» **TASK TO CARRY OUT**
Below is a listing; print exactly its lines from the one containing "Reproduce this chart with Plotly." down to the one containing "import plotly.graph_objects as go", both inclusive, with every picture left out.

» **INPUT**
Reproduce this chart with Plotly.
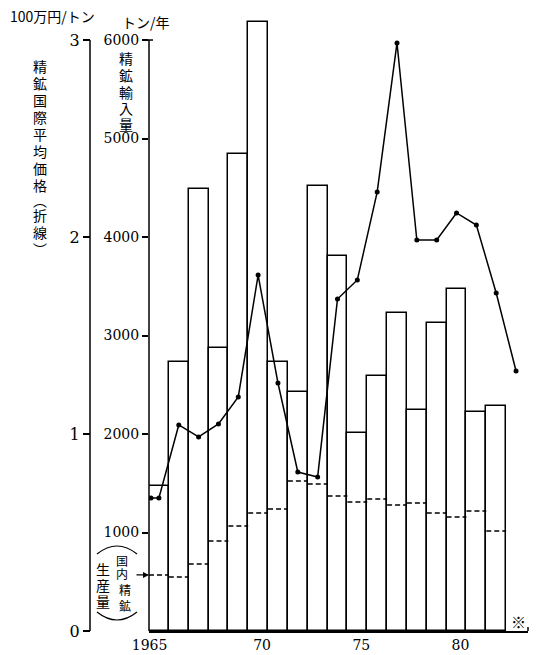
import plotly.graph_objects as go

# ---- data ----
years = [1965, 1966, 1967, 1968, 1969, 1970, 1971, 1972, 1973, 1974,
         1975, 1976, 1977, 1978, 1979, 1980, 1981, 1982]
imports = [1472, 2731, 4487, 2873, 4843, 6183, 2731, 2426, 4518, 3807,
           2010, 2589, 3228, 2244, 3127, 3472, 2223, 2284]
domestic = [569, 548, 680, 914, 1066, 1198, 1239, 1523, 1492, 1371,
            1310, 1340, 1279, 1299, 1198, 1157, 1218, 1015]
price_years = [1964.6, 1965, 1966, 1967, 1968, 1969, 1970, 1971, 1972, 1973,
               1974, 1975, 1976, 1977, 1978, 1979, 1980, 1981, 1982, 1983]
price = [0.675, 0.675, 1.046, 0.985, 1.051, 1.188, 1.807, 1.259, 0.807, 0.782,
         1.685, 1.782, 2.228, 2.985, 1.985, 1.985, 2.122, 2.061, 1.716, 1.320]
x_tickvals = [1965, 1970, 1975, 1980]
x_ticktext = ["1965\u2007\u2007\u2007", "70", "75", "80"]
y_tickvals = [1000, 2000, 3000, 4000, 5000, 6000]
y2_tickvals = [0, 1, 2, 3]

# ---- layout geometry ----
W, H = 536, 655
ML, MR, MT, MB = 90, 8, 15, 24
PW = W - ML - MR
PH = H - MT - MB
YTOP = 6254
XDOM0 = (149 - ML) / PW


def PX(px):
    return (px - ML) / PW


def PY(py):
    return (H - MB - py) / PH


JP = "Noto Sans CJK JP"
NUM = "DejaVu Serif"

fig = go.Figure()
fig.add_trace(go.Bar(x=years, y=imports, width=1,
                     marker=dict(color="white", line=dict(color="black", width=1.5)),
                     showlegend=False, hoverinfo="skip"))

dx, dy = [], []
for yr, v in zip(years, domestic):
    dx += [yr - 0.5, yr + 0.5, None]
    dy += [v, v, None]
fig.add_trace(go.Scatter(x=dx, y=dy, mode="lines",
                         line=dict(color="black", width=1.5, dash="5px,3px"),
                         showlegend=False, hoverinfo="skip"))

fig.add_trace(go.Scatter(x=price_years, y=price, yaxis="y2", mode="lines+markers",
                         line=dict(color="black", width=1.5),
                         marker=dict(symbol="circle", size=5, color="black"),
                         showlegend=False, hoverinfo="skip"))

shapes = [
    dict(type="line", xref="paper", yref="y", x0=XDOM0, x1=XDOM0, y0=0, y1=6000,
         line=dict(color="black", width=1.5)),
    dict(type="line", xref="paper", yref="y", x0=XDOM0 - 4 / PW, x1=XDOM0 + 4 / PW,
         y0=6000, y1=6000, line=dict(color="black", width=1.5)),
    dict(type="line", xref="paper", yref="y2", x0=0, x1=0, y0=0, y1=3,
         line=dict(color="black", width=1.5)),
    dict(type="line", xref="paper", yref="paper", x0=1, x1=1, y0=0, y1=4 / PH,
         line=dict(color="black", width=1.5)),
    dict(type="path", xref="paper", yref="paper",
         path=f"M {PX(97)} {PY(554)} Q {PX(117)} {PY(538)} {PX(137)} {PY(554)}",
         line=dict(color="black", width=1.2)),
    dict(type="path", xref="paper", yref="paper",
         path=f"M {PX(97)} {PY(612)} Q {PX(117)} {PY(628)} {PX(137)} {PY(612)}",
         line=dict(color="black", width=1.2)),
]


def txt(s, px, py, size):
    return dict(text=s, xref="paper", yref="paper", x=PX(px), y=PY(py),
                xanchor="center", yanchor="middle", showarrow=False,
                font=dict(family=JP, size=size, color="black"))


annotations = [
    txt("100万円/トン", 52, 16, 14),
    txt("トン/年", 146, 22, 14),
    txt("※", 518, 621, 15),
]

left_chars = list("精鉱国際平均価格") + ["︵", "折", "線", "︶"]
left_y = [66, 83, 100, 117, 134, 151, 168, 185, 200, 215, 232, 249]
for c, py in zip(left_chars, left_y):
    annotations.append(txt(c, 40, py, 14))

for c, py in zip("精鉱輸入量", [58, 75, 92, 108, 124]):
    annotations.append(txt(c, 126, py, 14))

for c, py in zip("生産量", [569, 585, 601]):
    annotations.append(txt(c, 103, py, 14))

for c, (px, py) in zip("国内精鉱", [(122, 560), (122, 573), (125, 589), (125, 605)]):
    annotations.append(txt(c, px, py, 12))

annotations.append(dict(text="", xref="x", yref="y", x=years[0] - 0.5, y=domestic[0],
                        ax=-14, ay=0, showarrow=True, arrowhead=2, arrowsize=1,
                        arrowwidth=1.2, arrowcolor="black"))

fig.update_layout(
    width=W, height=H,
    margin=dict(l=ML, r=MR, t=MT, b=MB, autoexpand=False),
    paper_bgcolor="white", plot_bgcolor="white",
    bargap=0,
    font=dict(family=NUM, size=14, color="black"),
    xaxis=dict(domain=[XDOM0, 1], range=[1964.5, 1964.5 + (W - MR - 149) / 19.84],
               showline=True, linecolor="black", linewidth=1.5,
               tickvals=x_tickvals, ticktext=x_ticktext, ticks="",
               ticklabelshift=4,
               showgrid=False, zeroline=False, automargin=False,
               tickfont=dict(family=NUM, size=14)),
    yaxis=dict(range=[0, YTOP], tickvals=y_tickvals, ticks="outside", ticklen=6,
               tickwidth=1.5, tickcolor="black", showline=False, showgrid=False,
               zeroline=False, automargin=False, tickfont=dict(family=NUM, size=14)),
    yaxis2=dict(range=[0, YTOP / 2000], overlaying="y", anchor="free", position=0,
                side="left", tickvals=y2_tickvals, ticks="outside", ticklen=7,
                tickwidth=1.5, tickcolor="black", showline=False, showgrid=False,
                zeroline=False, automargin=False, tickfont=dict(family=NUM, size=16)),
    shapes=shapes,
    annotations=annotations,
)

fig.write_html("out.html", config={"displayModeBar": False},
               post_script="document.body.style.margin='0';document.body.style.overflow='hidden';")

--

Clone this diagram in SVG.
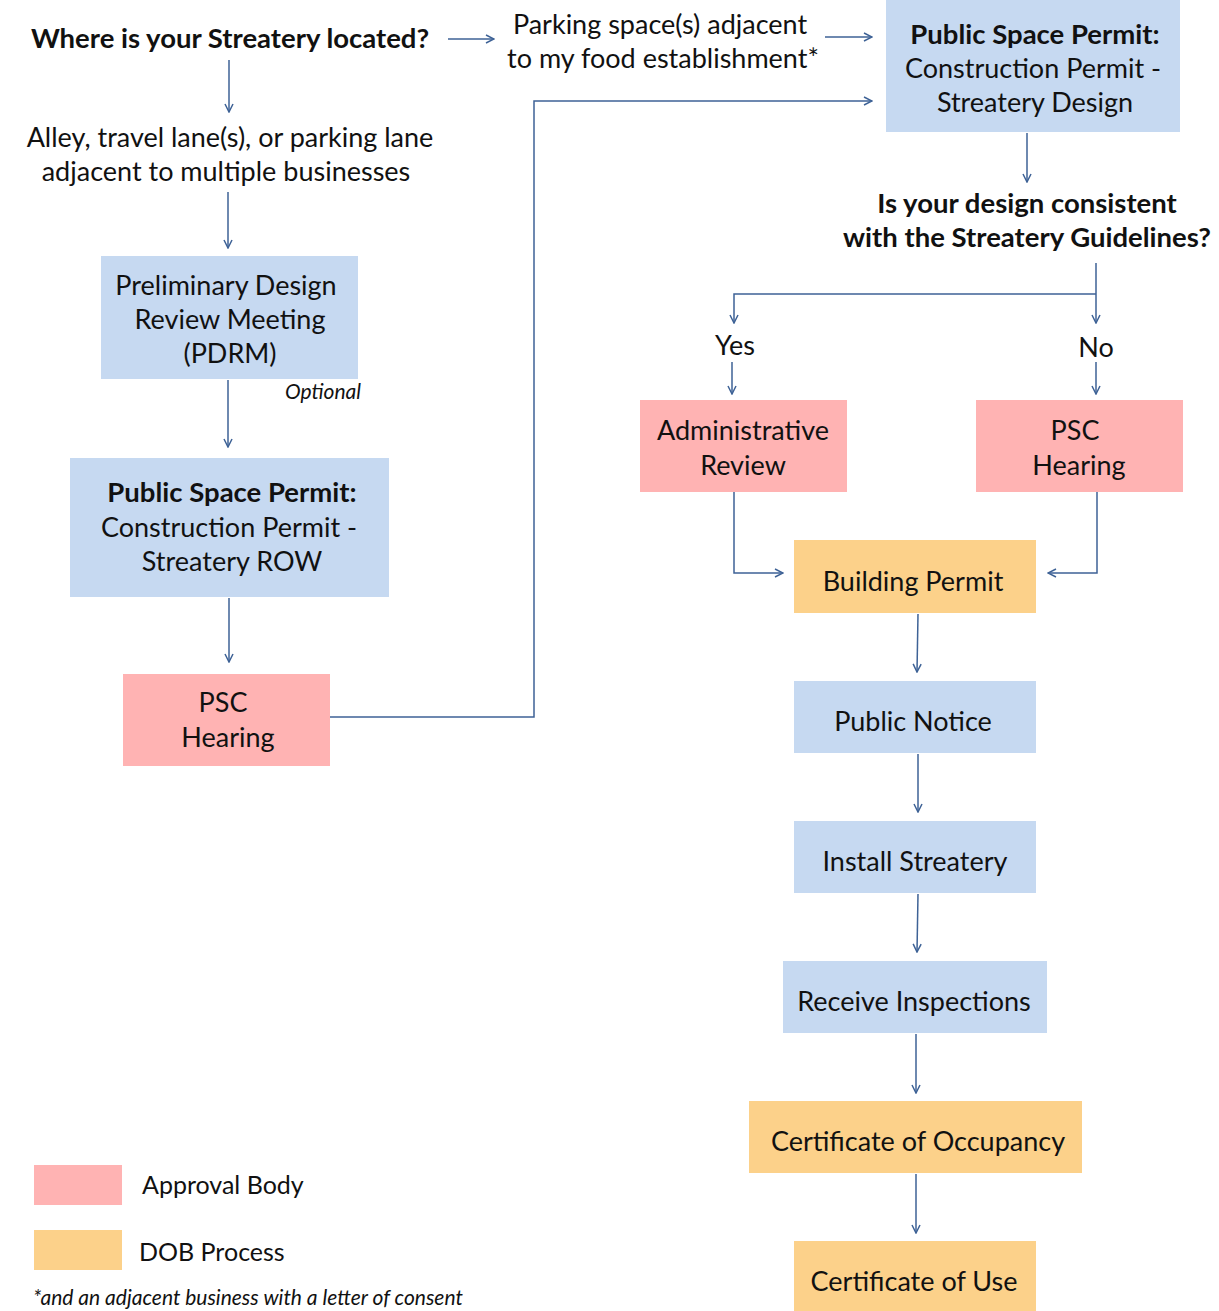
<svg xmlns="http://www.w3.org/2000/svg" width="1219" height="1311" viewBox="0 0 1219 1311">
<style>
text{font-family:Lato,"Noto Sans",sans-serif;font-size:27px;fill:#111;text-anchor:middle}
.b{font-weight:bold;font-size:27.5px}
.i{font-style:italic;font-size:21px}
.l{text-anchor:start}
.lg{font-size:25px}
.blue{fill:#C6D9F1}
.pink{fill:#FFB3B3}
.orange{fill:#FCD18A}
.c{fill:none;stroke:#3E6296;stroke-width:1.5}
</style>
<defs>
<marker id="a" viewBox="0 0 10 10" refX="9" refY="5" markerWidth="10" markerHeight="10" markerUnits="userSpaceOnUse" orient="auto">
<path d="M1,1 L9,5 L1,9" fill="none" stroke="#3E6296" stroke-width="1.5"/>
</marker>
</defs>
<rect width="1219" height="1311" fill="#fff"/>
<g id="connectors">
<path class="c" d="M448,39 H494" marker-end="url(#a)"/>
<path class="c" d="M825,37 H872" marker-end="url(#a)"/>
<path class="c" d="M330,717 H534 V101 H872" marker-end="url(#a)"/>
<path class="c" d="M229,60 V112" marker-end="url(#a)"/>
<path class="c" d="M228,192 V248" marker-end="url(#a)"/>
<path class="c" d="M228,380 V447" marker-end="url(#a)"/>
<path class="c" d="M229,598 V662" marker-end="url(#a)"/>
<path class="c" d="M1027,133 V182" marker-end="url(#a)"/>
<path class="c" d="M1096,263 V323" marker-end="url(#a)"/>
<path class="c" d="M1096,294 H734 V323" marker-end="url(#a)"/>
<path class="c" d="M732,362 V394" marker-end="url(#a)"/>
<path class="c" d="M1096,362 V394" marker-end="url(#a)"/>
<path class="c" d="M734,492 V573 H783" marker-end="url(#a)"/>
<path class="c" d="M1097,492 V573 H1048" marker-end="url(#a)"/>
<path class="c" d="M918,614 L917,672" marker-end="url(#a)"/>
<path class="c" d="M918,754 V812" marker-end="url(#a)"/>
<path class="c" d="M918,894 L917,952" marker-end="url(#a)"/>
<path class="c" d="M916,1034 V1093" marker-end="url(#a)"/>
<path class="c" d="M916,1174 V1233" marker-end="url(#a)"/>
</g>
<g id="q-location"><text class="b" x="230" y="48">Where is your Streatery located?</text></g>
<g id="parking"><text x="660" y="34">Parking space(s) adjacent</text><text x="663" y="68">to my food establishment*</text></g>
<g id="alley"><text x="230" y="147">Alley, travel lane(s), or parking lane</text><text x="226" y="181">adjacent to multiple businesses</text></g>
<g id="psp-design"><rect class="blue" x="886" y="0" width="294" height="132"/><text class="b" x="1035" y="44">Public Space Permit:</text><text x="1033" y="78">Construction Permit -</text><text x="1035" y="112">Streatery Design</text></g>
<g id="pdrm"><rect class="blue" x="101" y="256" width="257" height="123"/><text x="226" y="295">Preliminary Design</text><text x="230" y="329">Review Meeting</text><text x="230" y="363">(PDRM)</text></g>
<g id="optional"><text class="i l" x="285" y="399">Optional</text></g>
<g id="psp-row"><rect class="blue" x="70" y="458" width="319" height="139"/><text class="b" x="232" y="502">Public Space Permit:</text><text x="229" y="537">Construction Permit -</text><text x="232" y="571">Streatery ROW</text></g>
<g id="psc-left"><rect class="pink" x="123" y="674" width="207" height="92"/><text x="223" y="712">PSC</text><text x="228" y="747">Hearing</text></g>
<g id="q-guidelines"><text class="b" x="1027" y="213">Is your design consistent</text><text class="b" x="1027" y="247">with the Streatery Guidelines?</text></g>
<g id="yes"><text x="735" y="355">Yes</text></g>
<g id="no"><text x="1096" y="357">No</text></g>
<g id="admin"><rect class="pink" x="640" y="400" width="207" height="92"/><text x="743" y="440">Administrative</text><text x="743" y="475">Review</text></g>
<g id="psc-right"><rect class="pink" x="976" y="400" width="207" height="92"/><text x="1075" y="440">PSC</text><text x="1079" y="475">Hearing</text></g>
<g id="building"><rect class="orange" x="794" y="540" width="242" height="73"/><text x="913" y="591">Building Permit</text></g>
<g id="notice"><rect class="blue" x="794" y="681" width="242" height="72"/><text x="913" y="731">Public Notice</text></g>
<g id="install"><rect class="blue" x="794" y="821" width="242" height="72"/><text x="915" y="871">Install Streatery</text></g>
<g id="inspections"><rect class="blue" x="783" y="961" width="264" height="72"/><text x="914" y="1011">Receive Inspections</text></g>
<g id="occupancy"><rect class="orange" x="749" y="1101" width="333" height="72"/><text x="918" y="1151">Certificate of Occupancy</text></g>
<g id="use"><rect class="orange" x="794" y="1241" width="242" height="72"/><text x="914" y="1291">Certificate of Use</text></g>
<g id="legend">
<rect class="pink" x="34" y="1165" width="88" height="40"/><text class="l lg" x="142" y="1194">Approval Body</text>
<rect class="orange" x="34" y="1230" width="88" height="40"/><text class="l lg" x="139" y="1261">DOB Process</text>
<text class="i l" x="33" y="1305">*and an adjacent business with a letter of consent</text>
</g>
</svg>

==

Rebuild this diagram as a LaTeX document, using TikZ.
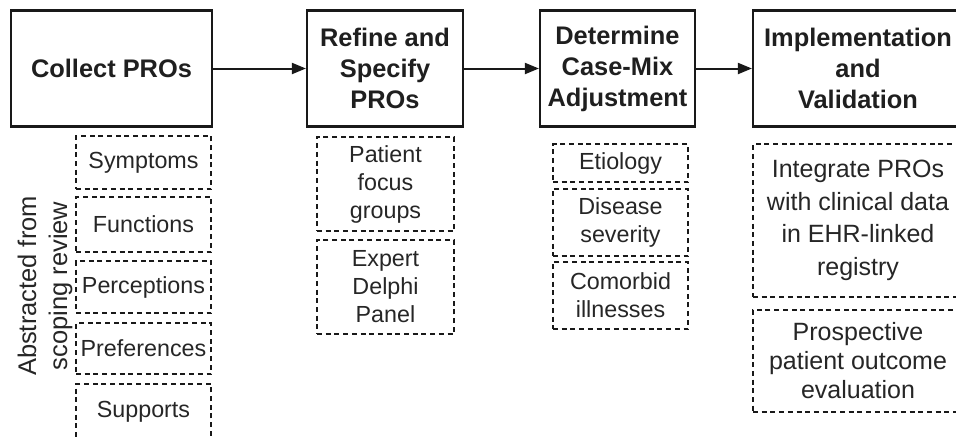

» **CORRECT OUTPUT**
Reproduce this chart with Plotly.
import plotly.graph_objects as go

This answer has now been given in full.